**TO BE DONE:** Exactly repeat the material, dropping only the pictures.

**RECORDED DATA:**
________________

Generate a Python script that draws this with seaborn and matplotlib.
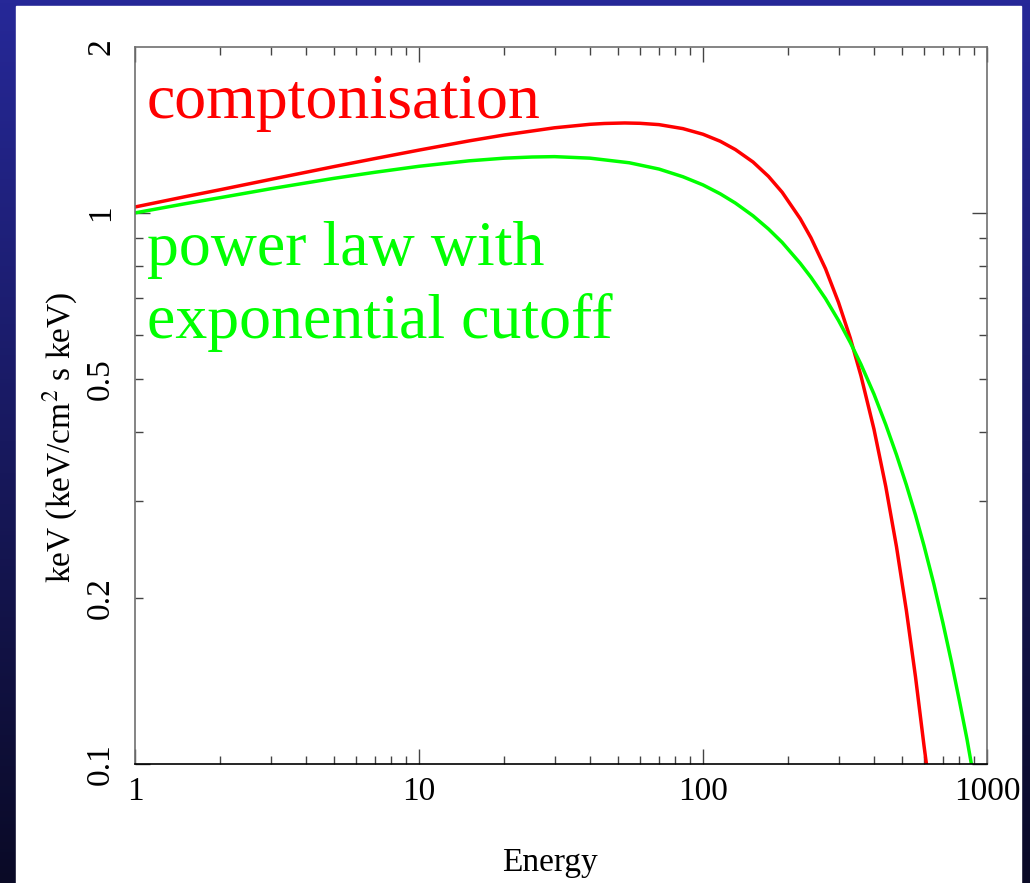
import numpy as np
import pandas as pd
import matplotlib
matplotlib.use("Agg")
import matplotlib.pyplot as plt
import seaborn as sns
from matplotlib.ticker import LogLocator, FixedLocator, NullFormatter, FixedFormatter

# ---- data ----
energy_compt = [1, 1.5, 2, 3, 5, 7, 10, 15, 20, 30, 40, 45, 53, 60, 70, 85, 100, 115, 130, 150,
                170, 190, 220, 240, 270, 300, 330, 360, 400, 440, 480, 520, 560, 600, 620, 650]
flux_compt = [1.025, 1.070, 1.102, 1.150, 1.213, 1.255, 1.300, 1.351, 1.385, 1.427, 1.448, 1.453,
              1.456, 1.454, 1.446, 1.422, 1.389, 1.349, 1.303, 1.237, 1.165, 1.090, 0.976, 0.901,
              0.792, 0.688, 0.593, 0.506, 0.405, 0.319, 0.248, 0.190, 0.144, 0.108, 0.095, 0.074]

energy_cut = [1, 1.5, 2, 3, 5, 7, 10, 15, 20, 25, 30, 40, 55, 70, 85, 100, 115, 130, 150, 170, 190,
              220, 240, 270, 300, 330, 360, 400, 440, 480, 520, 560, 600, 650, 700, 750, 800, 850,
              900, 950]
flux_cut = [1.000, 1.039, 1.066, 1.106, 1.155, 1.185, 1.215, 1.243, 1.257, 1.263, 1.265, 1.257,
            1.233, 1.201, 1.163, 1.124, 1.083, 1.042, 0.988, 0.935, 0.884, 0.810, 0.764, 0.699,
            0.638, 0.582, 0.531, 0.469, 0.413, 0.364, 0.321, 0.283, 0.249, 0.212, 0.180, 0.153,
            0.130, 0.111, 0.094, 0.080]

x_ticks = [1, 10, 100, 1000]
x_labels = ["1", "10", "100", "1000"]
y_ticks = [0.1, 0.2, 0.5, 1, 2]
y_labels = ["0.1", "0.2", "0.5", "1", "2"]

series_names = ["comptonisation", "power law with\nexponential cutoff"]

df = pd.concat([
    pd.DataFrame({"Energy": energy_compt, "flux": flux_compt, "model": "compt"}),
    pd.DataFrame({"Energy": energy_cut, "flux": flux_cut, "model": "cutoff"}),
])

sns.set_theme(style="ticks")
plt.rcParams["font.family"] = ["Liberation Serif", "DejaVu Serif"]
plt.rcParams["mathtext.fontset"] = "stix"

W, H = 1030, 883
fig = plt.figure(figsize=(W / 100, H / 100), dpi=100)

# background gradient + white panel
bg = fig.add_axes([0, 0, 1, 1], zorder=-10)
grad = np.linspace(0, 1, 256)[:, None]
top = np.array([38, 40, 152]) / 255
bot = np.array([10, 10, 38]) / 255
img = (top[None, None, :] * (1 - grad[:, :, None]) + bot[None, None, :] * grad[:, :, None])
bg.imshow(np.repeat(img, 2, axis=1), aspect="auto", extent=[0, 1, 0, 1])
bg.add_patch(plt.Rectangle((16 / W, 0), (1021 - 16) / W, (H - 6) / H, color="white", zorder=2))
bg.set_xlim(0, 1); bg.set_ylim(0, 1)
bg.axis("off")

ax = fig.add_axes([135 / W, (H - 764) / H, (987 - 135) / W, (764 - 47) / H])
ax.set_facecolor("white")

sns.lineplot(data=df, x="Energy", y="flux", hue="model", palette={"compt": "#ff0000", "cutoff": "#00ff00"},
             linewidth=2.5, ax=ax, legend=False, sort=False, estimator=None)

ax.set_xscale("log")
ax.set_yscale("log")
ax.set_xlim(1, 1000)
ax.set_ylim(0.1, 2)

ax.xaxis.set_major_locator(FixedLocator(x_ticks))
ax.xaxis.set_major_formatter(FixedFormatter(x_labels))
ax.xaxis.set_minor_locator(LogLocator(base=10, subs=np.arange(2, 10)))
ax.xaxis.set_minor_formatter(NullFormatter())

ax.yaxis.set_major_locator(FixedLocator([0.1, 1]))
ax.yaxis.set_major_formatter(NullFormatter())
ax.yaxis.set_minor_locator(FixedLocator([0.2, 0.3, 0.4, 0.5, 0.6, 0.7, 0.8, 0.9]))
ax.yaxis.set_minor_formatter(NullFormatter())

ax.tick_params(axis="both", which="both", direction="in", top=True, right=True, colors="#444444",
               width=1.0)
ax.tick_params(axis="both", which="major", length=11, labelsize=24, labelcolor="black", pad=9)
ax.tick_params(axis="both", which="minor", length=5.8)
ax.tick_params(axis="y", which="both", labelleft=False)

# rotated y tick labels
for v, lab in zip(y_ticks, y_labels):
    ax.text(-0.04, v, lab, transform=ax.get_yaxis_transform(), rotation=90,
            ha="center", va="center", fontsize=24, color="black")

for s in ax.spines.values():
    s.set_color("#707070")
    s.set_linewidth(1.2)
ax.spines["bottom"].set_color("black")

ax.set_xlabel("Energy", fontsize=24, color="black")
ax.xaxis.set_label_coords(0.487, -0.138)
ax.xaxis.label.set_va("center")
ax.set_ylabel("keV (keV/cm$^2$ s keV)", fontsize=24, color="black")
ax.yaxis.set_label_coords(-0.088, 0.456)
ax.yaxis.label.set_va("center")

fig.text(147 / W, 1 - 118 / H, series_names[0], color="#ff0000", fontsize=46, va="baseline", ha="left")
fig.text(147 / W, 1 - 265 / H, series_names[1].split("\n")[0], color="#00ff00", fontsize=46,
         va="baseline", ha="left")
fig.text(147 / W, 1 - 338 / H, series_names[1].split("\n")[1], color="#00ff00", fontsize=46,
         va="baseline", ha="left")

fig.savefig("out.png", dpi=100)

________________

**RESPONSE TO THIS EXERCISE:**
Generate a Python script that draws this with seaborn and matplotlib.
import numpy as np
import pandas as pd
import matplotlib
matplotlib.use("Agg")
import matplotlib.pyplot as plt
import seaborn as sns
from matplotlib.ticker import LogLocator, FixedLocator, NullFormatter, FixedFormatter

# ---- data ----
energy_compt = [1, 1.5, 2, 3, 5, 7, 10, 15, 20, 30, 40, 45, 53, 60, 70, 85, 100, 115, 130, 150,
                170, 190, 220, 240, 270, 300, 330, 360, 400, 440, 480, 520, 560, 600, 620, 650]
flux_compt = [1.025, 1.070, 1.102, 1.150, 1.213, 1.255, 1.300, 1.351, 1.385, 1.427, 1.448, 1.453,
              1.456, 1.454, 1.446, 1.422, 1.389, 1.349, 1.303, 1.237, 1.165, 1.090, 0.976, 0.901,
              0.792, 0.688, 0.593, 0.506, 0.405, 0.319, 0.248, 0.190, 0.144, 0.108, 0.095, 0.074]

energy_cut = [1, 1.5, 2, 3, 5, 7, 10, 15, 20, 25, 30, 40, 55, 70, 85, 100, 115, 130, 150, 170, 190,
              220, 240, 270, 300, 330, 360, 400, 440, 480, 520, 560, 600, 650, 700, 750, 800, 850,
              900, 950]
flux_cut = [1.000, 1.039, 1.066, 1.106, 1.155, 1.185, 1.215, 1.243, 1.257, 1.263, 1.265, 1.257,
            1.233, 1.201, 1.163, 1.124, 1.083, 1.042, 0.988, 0.935, 0.884, 0.810, 0.764, 0.699,
            0.638, 0.582, 0.531, 0.469, 0.413, 0.364, 0.321, 0.283, 0.249, 0.212, 0.180, 0.153,
            0.130, 0.111, 0.094, 0.080]

x_ticks = [1, 10, 100, 1000]
x_labels = ["1", "10", "100", "1000"]
y_ticks = [0.1, 0.2, 0.5, 1, 2]
y_labels = ["0.1", "0.2", "0.5", "1", "2"]

series_names = ["comptonisation", "power law with\nexponential cutoff"]

df = pd.concat([
    pd.DataFrame({"Energy": energy_compt, "flux": flux_compt, "model": "compt"}),
    pd.DataFrame({"Energy": energy_cut, "flux": flux_cut, "model": "cutoff"}),
])

sns.set_theme(style="ticks")
plt.rcParams["font.family"] = ["Liberation Serif", "DejaVu Serif"]
plt.rcParams["mathtext.fontset"] = "stix"

W, H = 1030, 883
fig = plt.figure(figsize=(W / 100, H / 100), dpi=100)

# background gradient + white panel
bg = fig.add_axes([0, 0, 1, 1], zorder=-10)
grad = np.linspace(0, 1, 256)[:, None]
top = np.array([38, 40, 152]) / 255
bot = np.array([10, 10, 38]) / 255
img = (top[None, None, :] * (1 - grad[:, :, None]) + bot[None, None, :] * grad[:, :, None])
bg.imshow(np.repeat(img, 2, axis=1), aspect="auto", extent=[0, 1, 0, 1])
bg.add_patch(plt.Rectangle((16 / W, 0), (1021 - 16) / W, (H - 6) / H, color="white", zorder=2))
bg.set_xlim(0, 1); bg.set_ylim(0, 1)
bg.axis("off")

ax = fig.add_axes([135 / W, (H - 764) / H, (987 - 135) / W, (764 - 47) / H])
ax.set_facecolor("white")

sns.lineplot(data=df, x="Energy", y="flux", hue="model", palette={"compt": "#ff0000", "cutoff": "#00ff00"},
             linewidth=2.5, ax=ax, legend=False, sort=False, estimator=None)

ax.set_xscale("log")
ax.set_yscale("log")
ax.set_xlim(1, 1000)
ax.set_ylim(0.1, 2)

ax.xaxis.set_major_locator(FixedLocator(x_ticks))
ax.xaxis.set_major_formatter(FixedFormatter(x_labels))
ax.xaxis.set_minor_locator(LogLocator(base=10, subs=np.arange(2, 10)))
ax.xaxis.set_minor_formatter(NullFormatter())

ax.yaxis.set_major_locator(FixedLocator([0.1, 1]))
ax.yaxis.set_major_formatter(NullFormatter())
ax.yaxis.set_minor_locator(FixedLocator([0.2, 0.3, 0.4, 0.5, 0.6, 0.7, 0.8, 0.9]))
ax.yaxis.set_minor_formatter(NullFormatter())

ax.tick_params(axis="both", which="both", direction="in", top=True, right=True, colors="#444444",
               width=1.0)
ax.tick_params(axis="both", which="major", length=11, labelsize=24, labelcolor="black", pad=9)
ax.tick_params(axis="both", which="minor", length=5.8)
ax.tick_params(axis="y", which="both", labelleft=False)

# rotated y tick labels
for v, lab in zip(y_ticks, y_labels):
    ax.text(-0.04, v, lab, transform=ax.get_yaxis_transform(), rotation=90,
            ha="center", va="center", fontsize=24, color="black")

for s in ax.spines.values():
    s.set_color("#707070")
    s.set_linewidth(1.2)
ax.spines["bottom"].set_color("black")

ax.set_xlabel("Energy", fontsize=24, color="black")
ax.xaxis.set_label_coords(0.487, -0.138)
ax.xaxis.label.set_va("center")
ax.set_ylabel("keV (keV/cm$^2$ s keV)", fontsize=24, color="black")
ax.yaxis.set_label_coords(-0.088, 0.456)
ax.yaxis.label.set_va("center")

fig.text(147 / W, 1 - 118 / H, series_names[0], color="#ff0000", fontsize=46, va="baseline", ha="left")
fig.text(147 / W, 1 - 265 / H, series_names[1].split("\n")[0], color="#00ff00", fontsize=46,
         va="baseline", ha="left")
fig.text(147 / W, 1 - 338 / H, series_names[1].split("\n")[1], color="#00ff00", fontsize=46,
         va="baseline", ha="left")

fig.savefig("out.png", dpi=100)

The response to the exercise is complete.